— START OF RECORDS TO PROCESS —
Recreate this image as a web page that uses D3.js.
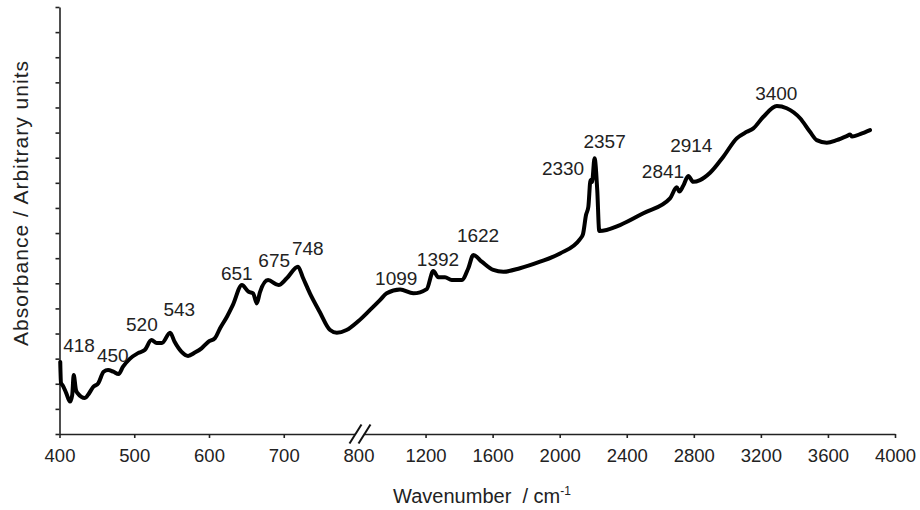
<!DOCTYPE html>
<html>
<head>
<meta charset="utf-8">
<script src="https://cdn.jsdelivr.net/npm/d3@7"></script>
<style>
  body { margin: 0; background: #fff; }
  svg { font-family: "Liberation Sans", Arial, sans-serif; }
</style>
</head>
<body>
<svg width="920" height="510"></svg>
<script>
// spectrum (x in axis units, y in arbitrary units)
var wavenumbers = [401, 402, 404, 409, 414, 417, 419, 422, 424, 434, 438, 445, 452, 459, 465, 472, 479, 485, 494, 505,
  514, 523, 530, 537, 548, 554, 563, 572, 581, 590, 599, 608, 615, 624, 632, 644, 653, 659, 664, 668,
  679, 693, 704, 719, 726, 735, 748, 762, 771, 784, 800, 869, 928, 968, 1048, 1127, 1207, 1246, 1276, 1316,
  1356, 1416, 1455, 1485, 1535, 1604, 1664, 1763, 1883, 2002, 2120, 2139, 2157, 2171, 2184, 2193, 2208, 2224, 2236, 2360,
  2499, 2658, 2698, 2714, 2736, 2767, 2797, 2837, 2897, 2976, 3056, 3116, 3155, 3215, 3295, 3354, 3434, 3493, 3533, 3593,
  3652, 3712, 3732, 3744, 3792, 3851];
var absorbance = [2.87, 2.03, 1.95, 1.63, 1.29, 1.55, 2.35, 1.75, 1.63, 1.43, 1.55, 1.87, 2.03, 2.48, 2.55, 2.48, 2.39, 2.68, 2.99, 3.22,
  3.34, 3.74, 3.62, 3.62, 4.03, 3.67, 3.28, 3.11, 3.24, 3.41, 3.67, 3.82, 4.22, 4.67, 5.14, 5.93, 5.66, 5.60, 5.20, 5.63,
  6.13, 5.93, 6.20, 6.66, 6.20, 5.60, 4.87, 4.14, 4.03, 4.14, 4.50, 4.94, 5.33, 5.60, 5.75, 5.60, 5.77, 6.49, 6.24, 6.24,
  6.13, 6.13, 6.60, 7.13, 6.86, 6.53, 6.46, 6.60, 6.86, 7.19, 7.75, 7.96, 8.72, 9.05, 10.11, 10.03, 10.98, 9.71, 8.08, 8.32,
  8.79, 9.38, 9.82, 9.65, 9.87, 10.27, 10.04, 10.11, 10.40, 11.04, 11.77, 12.03, 12.17, 12.63, 13.06, 12.97, 12.57, 12.03, 11.70, 11.60,
  11.70, 11.86, 11.92, 11.84, 11.94, 12.10];

var xTicks = [400, 500, 600, 700, 800, 1200, 1600, 2000, 2400, 2800, 3200, 3600, 4000];

// peak annotations: text, and where its left baseline sits in chart units
var peakText = ["418", "450", "520", "543", "651", "675", "748", "1099", "1392", "1622", "2330", "2357", "2841", "2914", "3400"];
var peakWn = [405, 450, 489, 539, 616, 666, 711, 899, 1148, 1387, 1894, 2142, 2490, 2659, 3166];
var peakAbs = [3.26, 2.87, 4.10, 4.70, 6.13, 6.65, 7.13, 5.93, 6.67, 7.66, 10.31, 11.39, 10.19, 11.21, 13.28];

var svg = d3.select("svg"),
    width = +svg.attr("width"),
    height = +svg.attr("height");

// broken axis: 400-800 stretched, 800-4000 compressed
var x = d3.scaleLinear()
    .domain([400, 800, 4000])
    .range([59.5, 358.5, 895]);

var y = d3.scaleLinear()
    .domain([0, 17])
    .range([434, 7]);

var spectrum = wavenumbers.map(function(w, i) { return {wn: w, a: absorbance[i]}; });

var xAxis = svg.append("g")
    .attr("transform", "translate(0," + y(0) + ")")
    .call(d3.axisBottom(x)
        .tickValues(xTicks)
        .tickFormat(d3.format("d"))
        .tickSize(4)
        .tickSizeOuter(0)
        .tickPadding(11));

var yAxis = svg.append("g")
    .attr("transform", "translate(" + x(400) + ",0)")
    .call(d3.axisLeft(y)
        .tickValues(d3.range(0, 18))
        .tickFormat("")
        .tickSize(4)
        .tickSizeOuter(0));

svg.selectAll(".domain, .tick line")
    .attr("stroke", "#222")
    .attr("stroke-width", 1.6);

xAxis.selectAll("text")
    .attr("fill", "#222")
    .style("font-size", "18.5px");

// axis break marks
var bx = x(800), by = y(0);
svg.append("path")
    .attr("d", "M" + (bx - 9) + "," + (by + 9.5) + "L" + (bx + 3) + "," + (by - 9.5) +
               "L" + (bx + 12) + "," + (by - 9.5) + "L" + (bx) + "," + (by + 9.5) + "Z")
    .attr("fill", "#fff");
svg.append("g")
    .selectAll("line")
    .data([-3, 6])
    .enter().append("line")
      .attr("x1", function(d) { return bx + d - 6; })
      .attr("y1", by + 9.5)
      .attr("x2", function(d) { return bx + d + 6; })
      .attr("y2", by - 9.5)
      .attr("stroke", "#111")
      .attr("stroke-width", 2);

var line = d3.line()
    .curve(d3.curveMonotoneX)
    .x(function(d) { return x(d.wn); })
    .y(function(d) { return y(d.a); });

svg.append("path")
    .datum(spectrum)
    .attr("fill", "none")
    .attr("stroke", "#000")
    .attr("stroke-width", 4)
    .attr("stroke-linejoin", "round")
    .attr("stroke-linecap", "round")
    .attr("d", line);

svg.append("g")
    .selectAll("text")
    .data(peakText)
    .enter().append("text")
      .attr("x", function(d, i) { return x(peakWn[i]); })
      .attr("y", function(d, i) { return y(peakAbs[i]); })
      .attr("fill", "#222")
      .style("font-size", "19px")
      .text(function(d) { return d; });

// axis titles
var xTitle = svg.append("text")
    .attr("x", 482)
    .attr("y", 503)
    .attr("text-anchor", "middle")
    .attr("fill", "#222")
    .style("font-size", "20px")
    .style("white-space", "pre");
xTitle.append("tspan").text("Wavenumber  / cm");
xTitle.append("tspan")
    .attr("dy", -8)
    .style("font-size", "12px")
    .text("-1");

svg.append("text")
    .attr("transform", "translate(28,203) rotate(-90)")
    .attr("text-anchor", "middle")
    .attr("fill", "#222")
    .style("font-size", "21px")
    .style("letter-spacing", "1px")
    .text("Absorbance / Arbitrary units");
</script>
</body>
</html>
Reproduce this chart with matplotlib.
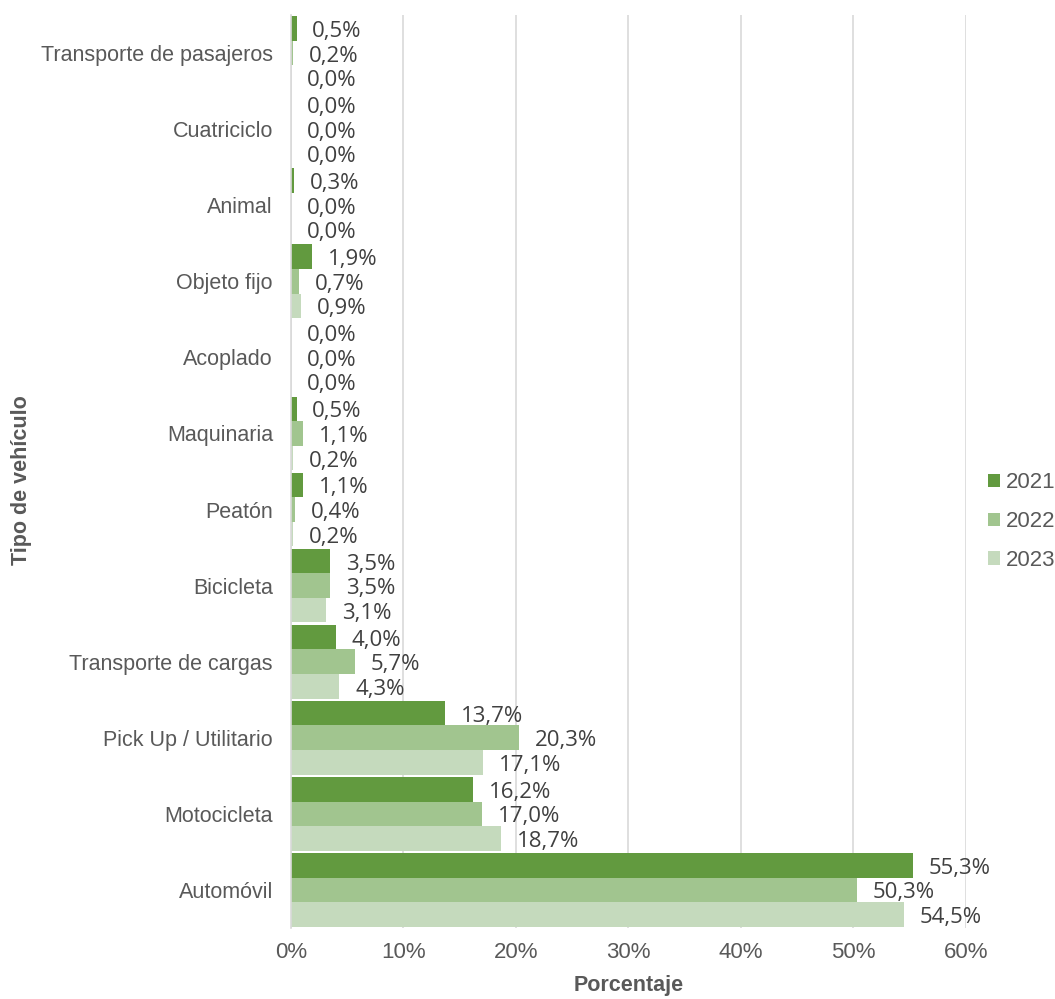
— END OF RECORDS TO PROCESS —
## EXERCISE AIM
Tell how many lines of the data include the word "chart", and nothing else.

## COMPLETED EXERCISE
2